Nous passons devant plusieurs fresques ornées d’idéogrammes supplémentaires avant d’arriver sur une place relativement animée. Un joueur de bonneteau local permet de se familiariser avec la hiérarchie en vigueur dans la ville. Brillant. De fiers guerriers interdisent l’entrée d’un édifice apparemment religieux, mais c’est en suivant un jeune individu qui se veut discret que nous avançons par des chemins de traverse dans l’aventure, bien plus complexe et profonde qu’elle n’y paraît de prime abord.
À certains moments clés, il est possible de confirmer nos suppositions linguistiques en associant les différents idéogrammes récoltés à de fort jolis croquis griffonnés au fusain. Le sens caché s’éclaire alors et toutes les occurrences des symboles sont alors automatiquement “traduites”, facilitant de même la compréhension de nos interlocuteurs et des multiples inscriptions rencontrées. Si ces étapes ne sont pas obligatoires, il est cependant conseillé de les réaliser le plus rapidement possible, car les différents symboles rencontrés pullulent rapidement. Ce mix entre puzzle-game et remue-méninge linguistique est tout simplement fabuleusement addictif.
My Sennaar is rich !
La construction de l’histoire autour de la compréhension de l’écriture de dialectes, inspirés entre autres de cultures latines, mésopotamiennes ou orientales, représente un véritable tour de force.
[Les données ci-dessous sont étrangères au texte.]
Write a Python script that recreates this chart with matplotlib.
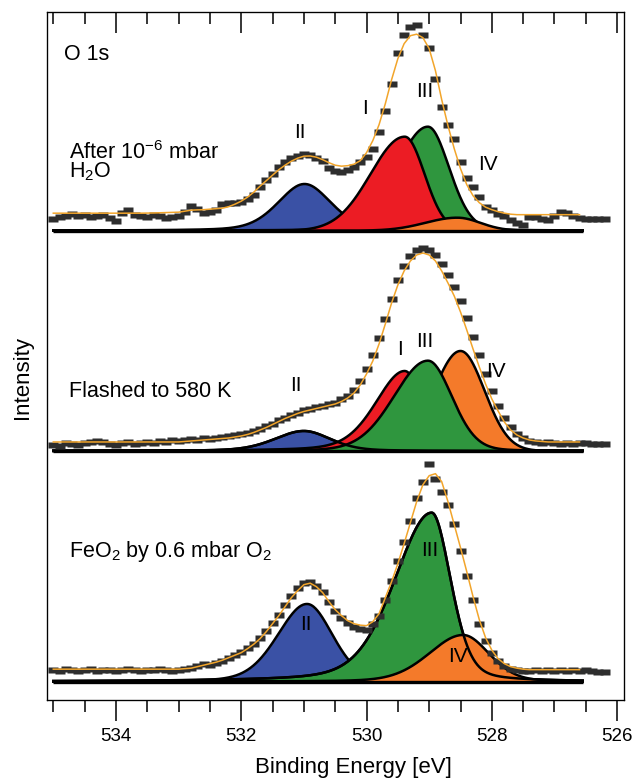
import numpy as np
import matplotlib.pyplot as plt
from matplotlib.ticker import MultipleLocator

plt.rcParams['font.family'] = ['Liberation Sans', 'DejaVu Sans']
plt.rcParams['mathtext.fontset'] = 'custom'
plt.rcParams['mathtext.rm'] = 'Liberation Sans'
plt.rcParams['mathtext.default'] = 'regular'

# measured points: 535.0 -> 526.2 eV in 0.1 eV steps, fit: 535.0 -> 526.6 eV
be_data = np.round(np.arange(535.0, 526.15, -0.1), 1)
be_fit = np.round(np.arange(535.0, 526.55, -0.1), 1)

# intensities above each spectrum's own baseline (arb. units)
top_data = [12, 14, 15, 17, 15, 16, 14, 15, 16, 13,
            10, 18, 21, 16, 15, 14, 16, 15, 13, 14,
            15, 19, 25, 22, 18, 19, 21, 27, 28, 28,
            29, 32, 36, 44, 51, 57, 64, 69, 73, 75,
            77, 76, 73, 70, 63, 60, 59, 61, 64, 69,
            74, 82, 99, 120, 147, 178, 196, 204, 206, 196,
            183, 152, 124, 106, 92, 69, 53, 44, 34, 24,
            21, 17, 15, 11, 8, 6, 14, 14, 12, 11,
            15, 19, 18, 15, 13, 12, 12, 12, 12]
top_fit = [17.5, 17.5, 17.5, 17.5, 17.5, 17.5, 17.5, 17.5, 17.5, 17.5,
           17.5, 17.5, 17.5, 17.5, 17.5, 17.6, 17.7, 17.9, 18.1, 18.3,
           18.5, 19.5, 20.5, 20.8, 21, 21.5, 22, 22.5, 24, 26.5,
           29.5, 33.5, 38.5, 44.5, 50, 55.5, 61, 65.5, 69.5, 72.5,
           74.5, 74.7, 73.5, 71, 68, 65.5, 64.5, 65, 66.5, 70,
           78, 90, 106, 127, 151, 172, 187, 195, 196.5, 193,
           182, 160, 131, 105, 82, 62, 46, 35, 28, 23.5,
           21, 19, 17.5, 16.5, 16, 16, 16, 16, 16, 16,
           16, 16, 16, 16, 16]

mid_data = [6, 5, 8, 7, 6, 8, 9, 10, 9, 7,
            6, 8, 9, 7, 8, 9, 8, 10, 9, 11,
            10, 11, 12, 11, 13, 12, 13, 14, 15, 16,
            17, 18, 20, 22, 25, 27, 31, 33, 36, 38,
            41, 42, 44, 45, 47, 48, 52, 55, 61, 70,
            82, 96, 113, 132, 152, 171, 185, 195, 201, 203,
            201, 196, 187, 176, 164, 150, 133, 114, 96, 77,
            60, 45, 33, 24, 17, 13, 10, 9, 8, 9,
            8, 7, 8, 7, 8, 8, 7, 7, 7]
mid_fit = [9, 9, 9, 9, 9, 9, 9, 9, 9, 9,
           9, 9, 9, 9, 9, 9, 9, 9, 9, 9,
           9, 9.5, 10, 10.5, 11, 11.5, 12, 12.5, 13, 14,
           15, 16.5, 18.5, 21, 23.5, 26.5, 29.5, 32.5, 35, 37.5,
           39.5, 41, 42.5, 44, 45.5, 47, 49.5, 53, 58, 66,
           77, 90, 107, 127, 148, 166, 180, 190, 196, 198,
           196, 190, 180, 168, 155, 139, 121, 102, 84, 67,
           52, 40, 29, 21, 16, 13, 11, 10, 9.5, 9,
           9, 9, 9, 9, 9]

bot_data = [12, 11, 13, 12, 11, 12, 13, 11, 12, 12,
            11, 12, 13, 12, 11, 12, 12, 13, 12, 11,
            12, 13, 14, 16, 18, 17, 19, 21, 24, 27,
            30, 34, 38, 44, 51, 59, 67, 77, 86, 94,
            99, 100, 96, 90, 80, 71, 64, 59, 55, 53,
            52, 58, 66, 82, 101, 121, 140, 161, 184, 200,
            218, 203, 190, 177, 158, 131, 106, 82, 58, 41,
            29, 21, 16, 13, 12, 11, 11, 12, 11, 12,
            11, 12, 11, 12, 11, 12, 11, 10, 10]
bot_fit = [12.5, 12.5, 12.5, 12.5, 12.5, 12.5, 12.5, 12.5, 12.5, 12.5,
           12.5, 12.5, 12.5, 12.5, 12.5, 12.5, 12.5, 12.5, 12.5, 12.5,
           12.5, 13, 13.5, 15, 16.5, 18, 19.5, 21.5, 24, 26.5,
           29, 33, 37.5, 43, 50, 58, 66, 75, 84, 91,
           97, 98.5, 95, 89, 80, 72, 66, 61, 58, 56.5,
           56, 60, 68, 84, 100, 118, 138, 159, 180, 197,
           206, 208, 200, 180, 157, 134, 110, 85, 62, 44,
           31.5, 23, 18, 15, 13.5, 12.5, 12, 12, 12, 12,
           12, 12, 12, 12, 12]

# fitted components: centre (eV), height, HWHM high-BE side, HWHM low-BE side, Lorentz fraction
top_peaks = {'II': (530.99, 46.7, 0.50, 0.50, 0.3),
             'I': (529.39, 94.0, 0.64, 0.37, 0.0),
             'III': (529.02, 104.0, 0.60, 0.40, 0.1),
             'IV': (528.55, 13.0, 0.60, 0.43, 0.0)}
mid_peaks = {'II': (531.00, 20.0, 0.55, 0.50, 0.3),
             'I': (529.39, 80.0, 0.55, 0.35, 0.3),
             'III': (529.02, 90.3, 0.64, 0.45, 0.1),
             'IV': (528.50, 100.0, 0.50, 0.45, 0.0)}
bot_peaks = {'II': (530.95, 77.7, 0.55, 0.48, 0.2),
             'I': (529.37, 3.0, 0.50, 0.40, 0.0),
             'III': (528.96, 169.0, 0.70, 0.36, 0.3),
             'IV': (528.46, 46.7, 0.64, 0.49, 0.2)}

offsets = [469.3, 249.0, 18.3]
comp_colors = {'I': '#ec1c24', 'II': '#3a51a5', 'III': '#2f963e', 'IV': '#f47a2a'}


def peak(x, c, h, w_hi, w_lo, m):
    w = np.where(x >= c, w_hi, w_lo)
    u = ((x - c) / w) ** 2
    return h * ((1 - m) * np.exp(-np.log(2) * u) + m / (1 + u))


fig = plt.figure(figsize=(6.33, 7.78), dpi=100)
ax = fig.add_axes([0.0738, 0.1003, 0.912, 0.8843])

xx = np.linspace(535.0, 526.55, 800)

panels = [(top_data, top_fit, top_peaks, ['II', 'III', 'I', 'IV'], []),
          (mid_data, mid_fit, mid_peaks, ['II', 'I', 'IV', 'III'], ['II']),
          (bot_data, bot_fit, bot_peaks, ['II', 'III', 'I', 'IV'], ['III'])]

for (data, fit, peaks, order, reline), base in zip(panels, offsets):
    z = 2
    for name in order:
        yy = peak(xx, *peaks[name])
        ax.fill_between(xx, base, base + yy, color=comp_colors[name], lw=0, zorder=z)
        ax.plot(xx, base + yy, color='k', lw=1.8, zorder=z + 0.5)
        z += 1
    for name in reline:
        ax.plot(xx, base + peak(xx, *peaks[name]), color='k', lw=1.8, zorder=z)
    ax.plot([535.0, 526.55], [base, base], color='k', lw=2.4, zorder=z + 1,
            solid_capstyle='butt')
    ax.plot(be_data, base + np.array(data), ls='none', marker=[(-1.5, -1), (1.5, -1), (1.5, 1), (-1.5, 1), (-1.5, -1)],
            ms=6.8, mfc='#2e2e2e', mec='none', zorder=z + 2)
    ax.plot(be_fit, base + np.array(fit), color='#f2a52b', lw=1.1, zorder=z + 3)

ax.set_xlim(535.105, 525.89)
ax.set_ylim(0, 688)
ax.set_yticks([])
ax.xaxis.set_major_locator(MultipleLocator(2))
ax.xaxis.set_minor_locator(MultipleLocator(0.5))
ax.tick_params(axis='x', which='both', direction='out', width=1.1, labelsize=13.5, pad=5)
ax.tick_params(axis='x', which='major', length=15)
ax.tick_params(axis='x', which='minor', length=8.5)
for sp in ax.spines.values():
    sp.set_linewidth(0.9)

ax2 = ax.twiny()
ax2.set_xlim(ax.get_xlim())
ax2.xaxis.set_major_locator(MultipleLocator(2))
ax2.xaxis.set_minor_locator(MultipleLocator(0.5))
ax2.tick_params(axis='x', which='both', direction='in', width=1.1, labeltop=False)
ax2.tick_params(axis='x', which='major', length=15)
ax2.tick_params(axis='x', which='minor', length=8.5)
ax2.set_yticks([])

# panel descriptions
fs = 15.5
ax.text(534.83, 645, 'O 1s', fontsize=15.5, ha='left', va='center')
ax.text(534.75, 522.7, 'After 10$^{-6}$ mbar\nH$_2$O', fontsize=fs, ha='left', va='baseline',
        linespacing=0.77)
ax.text(534.75, 303.3, 'Flashed to 580 K', fontsize=fs, ha='left', va='baseline')
ax.text(534.75, 143.3, r'FeO$_2$ by 0.6 mbar O$_2$', fontsize=fs, ha='left', va='baseline')

# component labels
labels = [('II', 531.07, 567.5), ('I', 530.03, 591.7), ('III', 529.07, 608.3), ('IV', 528.06, 535.0),
          ('II', 531.13, 314.3), ('I', 529.46, 350.0), ('III', 529.07, 358.3), ('IV', 527.93, 328.3),
          ('II', 530.97, 75.0), ('III', 528.99, 149.3), ('IV', 528.54, 43.3)]
for txt, xv, yv in labels:
    ax.text(xv, yv, txt, fontsize=15, ha='center', va='center', zorder=20)

fig.text(0.036, 0.515, 'Intensity', rotation=90, fontsize=16, ha='center', va='center')
fig.text(0.558, 0.006, 'Binding Energy [eV]', fontsize=16, ha='center', va='baseline')

fig.savefig('out.png', dpi=100)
Car chaque groupe d’habitants de ce qui ressemble à une tour géante très “biblique” possède ses coutumes, croyances et architecture, qui influencent leurs modes de communication.
Certains glyphes peuvent être traduits d’un système à l’autre (ce qui sert pour se déplacer plus rapidement au fil du jeu) alors que d’autres sont uniques. De la même manière, plusieurs subtilités grammaticales sont gérées diversement selon les autochtones côtoyés. Le travail réalisé est titanesque, pour un corpus qui reste néanmoins très ludique à manipuler.
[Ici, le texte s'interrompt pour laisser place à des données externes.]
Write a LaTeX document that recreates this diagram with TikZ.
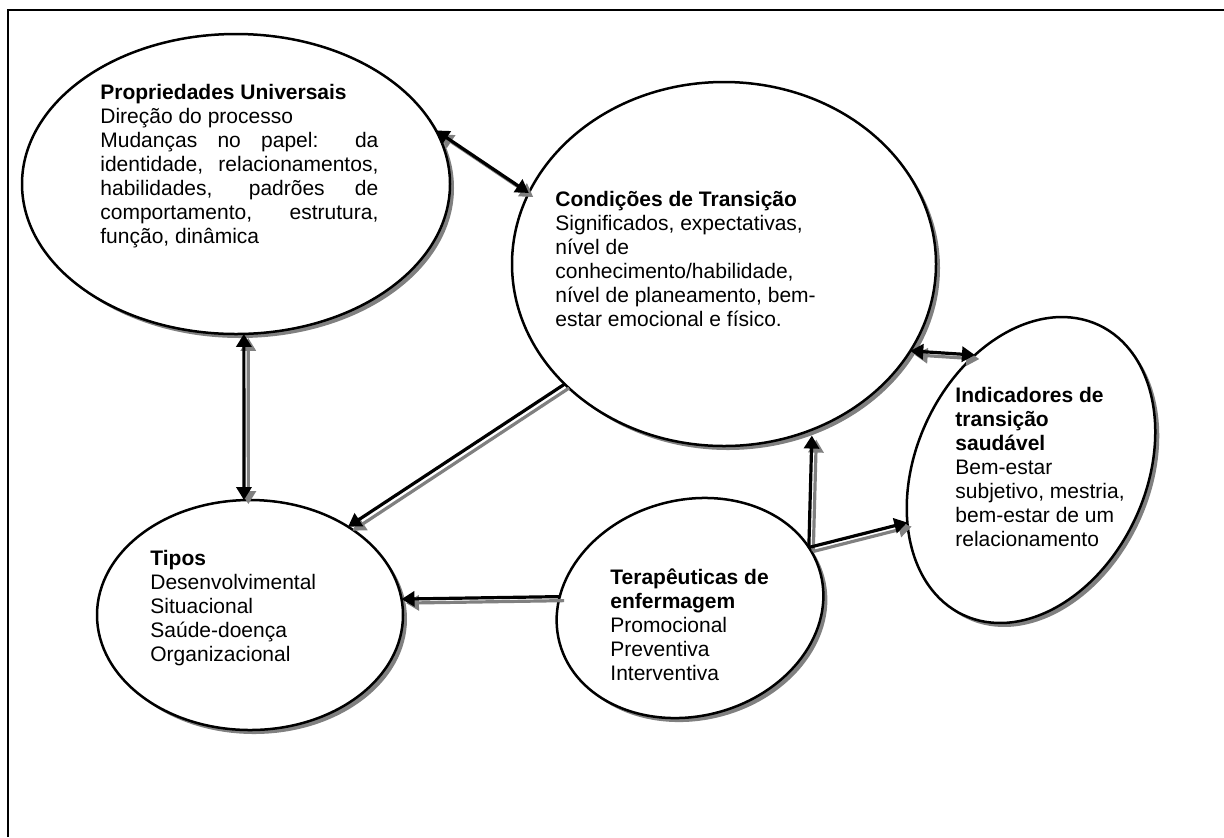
\documentclass[tikz,border=0pt]{standalone}
\usepackage{fontspec}
\setmainfont{Liberation Sans}
\usetikzlibrary{arrows.meta,shapes.geometric,shadows}
\definecolor{shadowgray}{HTML}{808080}
\hyphenpenalty=10000
\exhyphenpenalty=10000
\hbadness=10000
\tikzset{
  bubble/.style={ellipse, draw=black, line width=1.25pt, fill=white,
    inner sep=0pt, outer sep=0pt,
    drop shadow={shadow xshift=2pt, shadow yshift=-2pt, fill=shadowgray, opacity=1}},
  label/.style={anchor=base west, inner sep=0pt,
    font=\fontsize{10.5pt}{12pt}\selectfont},
  link/.style={line width=1.6pt, draw=black, >={Triangle[length=6.5pt,width=7.5pt]}},
  linkshade/.style={line width=1.6pt, draw=shadowgray, >={Triangle[length=6.5pt,width=7.5pt]},
    transform canvas={shift={(2.2pt,-2pt)}}},
}
% connector with a grey drop copy underneath
\newcommand\connect[4][]{%
  \draw[linkshade,#2,#1] (#3) -- (#4);
  \draw[link,#2,#1] (#3) -- (#4);}

\begin{document}
\begin{tikzpicture}[x=0.5pt,y=-0.5pt]
\useasboundingbox (0,0) rectangle (1224,837);

% frame
\draw[line width=1pt] (7.5,837) -- (7.5,10) -- (1224,10);

% concept ellipses
\node[bubble, minimum width=214pt, minimum height=150pt] (prop) at (236,184) {};
\node[bubble, minimum width=212pt, minimum height=182pt] (cond) at (724,264) {};
\node[bubble, minimum width=115pt, minimum height=160pt, rotate=-25] (ind) at (1031,470) {};
\node[bubble, minimum width=135pt, minimum height=108pt, rotate=15] (ter) at (690,608) {};
\node[bubble, minimum width=153pt, minimum height=115pt] (tipos) at (250,615) {};

% texts
\node[label] (tprop) at (100,99) {\parbox[t]{139pt}{%
  \textbf{Propriedades Universais}\\
  Direção do processo\\
  Mudanças no papel: da\linebreak
  identidade, relacionamentos,\linebreak
  habilidades, padrões de\linebreak
  comportamento, estrutura,\linebreak
  função, dinâmica}};
\node[label] (tcond) at (555,206) {\parbox[t]{200pt}{\raggedright
  \textbf{Condições de Transição}\\
  Significados, expectativas,\\
  nível de\\
  conhecimento/habilidade,\\
  nível de planeamento, bem-\\
  estar emocional e físico.}};
\node[label] (tind) at (955,402) {\parbox[t]{150pt}{\raggedright
  \textbf{Indicadores de}\\
  \textbf{transição}\\
  \textbf{saudável}\\
  Bem-estar\\
  subjetivo, mestria,\\
  bem-estar de um\\
  relacionamento}};
\node[label] (tter) at (610,584) {\parbox[t]{150pt}{\raggedright
  \textbf{Terapêuticas de}\\
  \textbf{enfermagem}\\
  Promocional\\
  Preventiva\\
  Interventiva}};
\node[label] (ttipos) at (150,565) {\parbox[t]{150pt}{\raggedright
  \textbf{Tipos}\\
  Desenvolvimental\\
  Situacional\\
  Saúde-doença\\
  Organizacional}};

% connectors
\connect{<->}{prop.15.8}{cond.160.7}
\connect{<->}{prop.-87.3}{tipos.93.5}
\connect{->}{cond.-143.4}{tipos.42.9}
\connect{->}{ter.160.6}{tipos.6.3}
\connect[shorten >=3pt]{->}{ter.12.6}{cond.-62.9}
\connect{->}{ter.12.6}{ind.-132.7}
\connect{<->}{cond.-25.3}{ind.141.3}
\end{tikzpicture}
\end{document}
L’influence graphique de Jean Giraud aka Mœbius est ici flagrante et assumée, parmi celles d’autres ténors du 9ème art européen. La taille de l’équipe ne permettait pas de réaliser des prouesses visuelles, mais la patte de Chants of Sennaar n’en est que plus puissante. La ligne claire et le tramage offrent un rendu époustouflant. Les formes sont simples, la visibilité toujours excellente et la rencontre avec chaque nouvelle culture pose immédiatement une identité forte et parfaitement reconnaissable.
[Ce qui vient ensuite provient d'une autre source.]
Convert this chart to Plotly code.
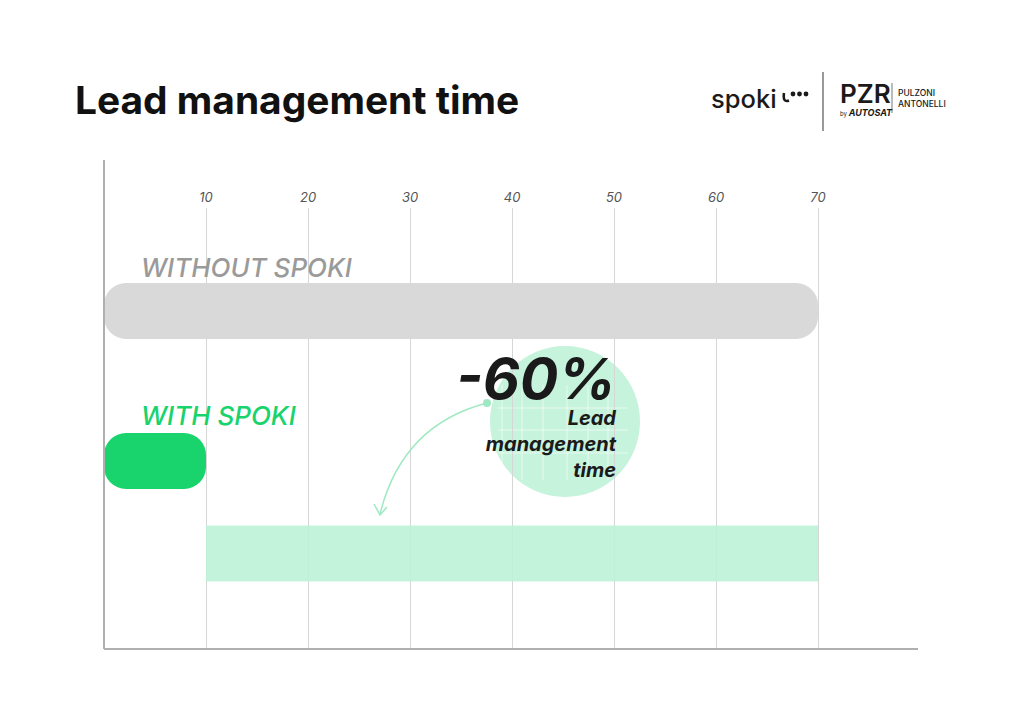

La bande-son utilisant des instruments traditionnels concourt à l’ambiance mystique du titre, mais est malheureusement trop peu présente. Le seul point négatif à soulever serait peut-être les séquences d’infiltration, qui ne laissent pas la place à l’erreur, mais ne sont absolument pas punitives.
Pour le reste, on peut vous l’assurer : “tout n’est qu’ordre et beauté, luxe, calme et volupté”. Et surtout, gardez-vous bien de céder à l’appel criminel de la “soluce facile”, Chants of Sennaar se parcourt fort bien, uniquement armé de son cerveau et pour une satisfaction maximale.
Notre ressenti : Encore mieux que la méthode Babbel !
Niveau d’attente
Brulant
Chants of Sennaar est bien plus qu’un simple jeu : c’est une expérience presque mystique, qui nous ramène aux origines de la communication et des cultures. Mêlant le profane et le sacré dans cette quête de compréhension et d’élévation, il n’est jamais avare dans les émotions qu’il procure.
La direction artistique du titre, si particulière dans ses choix, au carrefour des influences ethniques, transforme cette aventure linguistique et anthropologique en un souvenir vidéoludique puissant, aussi indélébile que ses idéogrammes gravés dans la pierre.